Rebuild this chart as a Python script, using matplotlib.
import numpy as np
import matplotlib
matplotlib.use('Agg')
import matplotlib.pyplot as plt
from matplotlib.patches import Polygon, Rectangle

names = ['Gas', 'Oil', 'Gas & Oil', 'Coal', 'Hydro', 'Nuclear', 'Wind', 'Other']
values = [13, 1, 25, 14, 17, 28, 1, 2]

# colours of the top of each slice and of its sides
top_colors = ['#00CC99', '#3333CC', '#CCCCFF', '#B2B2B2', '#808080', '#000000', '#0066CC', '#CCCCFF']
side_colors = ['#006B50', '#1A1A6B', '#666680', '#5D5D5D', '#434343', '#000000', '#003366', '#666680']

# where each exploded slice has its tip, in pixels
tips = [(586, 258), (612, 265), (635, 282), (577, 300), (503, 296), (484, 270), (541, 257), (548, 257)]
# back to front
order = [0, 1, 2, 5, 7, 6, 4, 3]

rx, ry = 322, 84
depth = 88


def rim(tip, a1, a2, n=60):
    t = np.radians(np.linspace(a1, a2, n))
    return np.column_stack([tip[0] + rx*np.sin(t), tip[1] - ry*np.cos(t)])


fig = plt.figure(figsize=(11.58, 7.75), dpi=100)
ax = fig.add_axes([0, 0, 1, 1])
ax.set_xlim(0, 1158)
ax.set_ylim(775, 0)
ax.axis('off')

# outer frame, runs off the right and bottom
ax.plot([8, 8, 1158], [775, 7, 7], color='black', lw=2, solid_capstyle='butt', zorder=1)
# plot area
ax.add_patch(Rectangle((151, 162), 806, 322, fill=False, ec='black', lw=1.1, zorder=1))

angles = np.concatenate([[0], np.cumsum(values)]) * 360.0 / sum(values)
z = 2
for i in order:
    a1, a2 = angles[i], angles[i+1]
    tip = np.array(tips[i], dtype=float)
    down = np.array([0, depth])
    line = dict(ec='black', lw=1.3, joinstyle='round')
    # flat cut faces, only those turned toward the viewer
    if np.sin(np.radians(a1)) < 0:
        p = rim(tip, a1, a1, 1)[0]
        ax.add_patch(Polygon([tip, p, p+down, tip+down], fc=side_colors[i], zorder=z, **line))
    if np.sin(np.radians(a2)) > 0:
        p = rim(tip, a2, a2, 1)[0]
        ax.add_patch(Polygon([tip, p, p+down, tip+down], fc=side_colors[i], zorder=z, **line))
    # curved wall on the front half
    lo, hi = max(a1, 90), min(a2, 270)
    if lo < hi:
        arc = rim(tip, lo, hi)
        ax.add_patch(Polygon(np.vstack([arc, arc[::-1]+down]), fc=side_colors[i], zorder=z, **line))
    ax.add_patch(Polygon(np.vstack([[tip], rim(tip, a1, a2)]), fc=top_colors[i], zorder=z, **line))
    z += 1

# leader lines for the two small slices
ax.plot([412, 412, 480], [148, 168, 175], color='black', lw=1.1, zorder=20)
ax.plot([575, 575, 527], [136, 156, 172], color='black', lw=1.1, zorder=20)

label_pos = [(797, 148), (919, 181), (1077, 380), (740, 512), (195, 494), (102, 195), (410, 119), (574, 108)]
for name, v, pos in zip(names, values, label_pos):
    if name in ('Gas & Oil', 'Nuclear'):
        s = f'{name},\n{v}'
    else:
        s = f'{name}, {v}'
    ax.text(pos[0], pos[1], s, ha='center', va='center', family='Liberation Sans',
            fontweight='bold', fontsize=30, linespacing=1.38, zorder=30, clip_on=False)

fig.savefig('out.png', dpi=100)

Goal -
Copy exactly the lines that run from the first line of the data to the line containing "values = [13, 1, 25, 14, 17, 28, 1, 2]", please, with both ends included and nothing else.

Complete output -
Rebuild this chart as a Python script, using matplotlib.
import numpy as np
import matplotlib
matplotlib.use('Agg')
import matplotlib.pyplot as plt
from matplotlib.patches import Polygon, Rectangle

names = ['Gas', 'Oil', 'Gas & Oil', 'Coal', 'Hydro', 'Nuclear', 'Wind', 'Other']
values = [13, 1, 25, 14, 17, 28, 1, 2]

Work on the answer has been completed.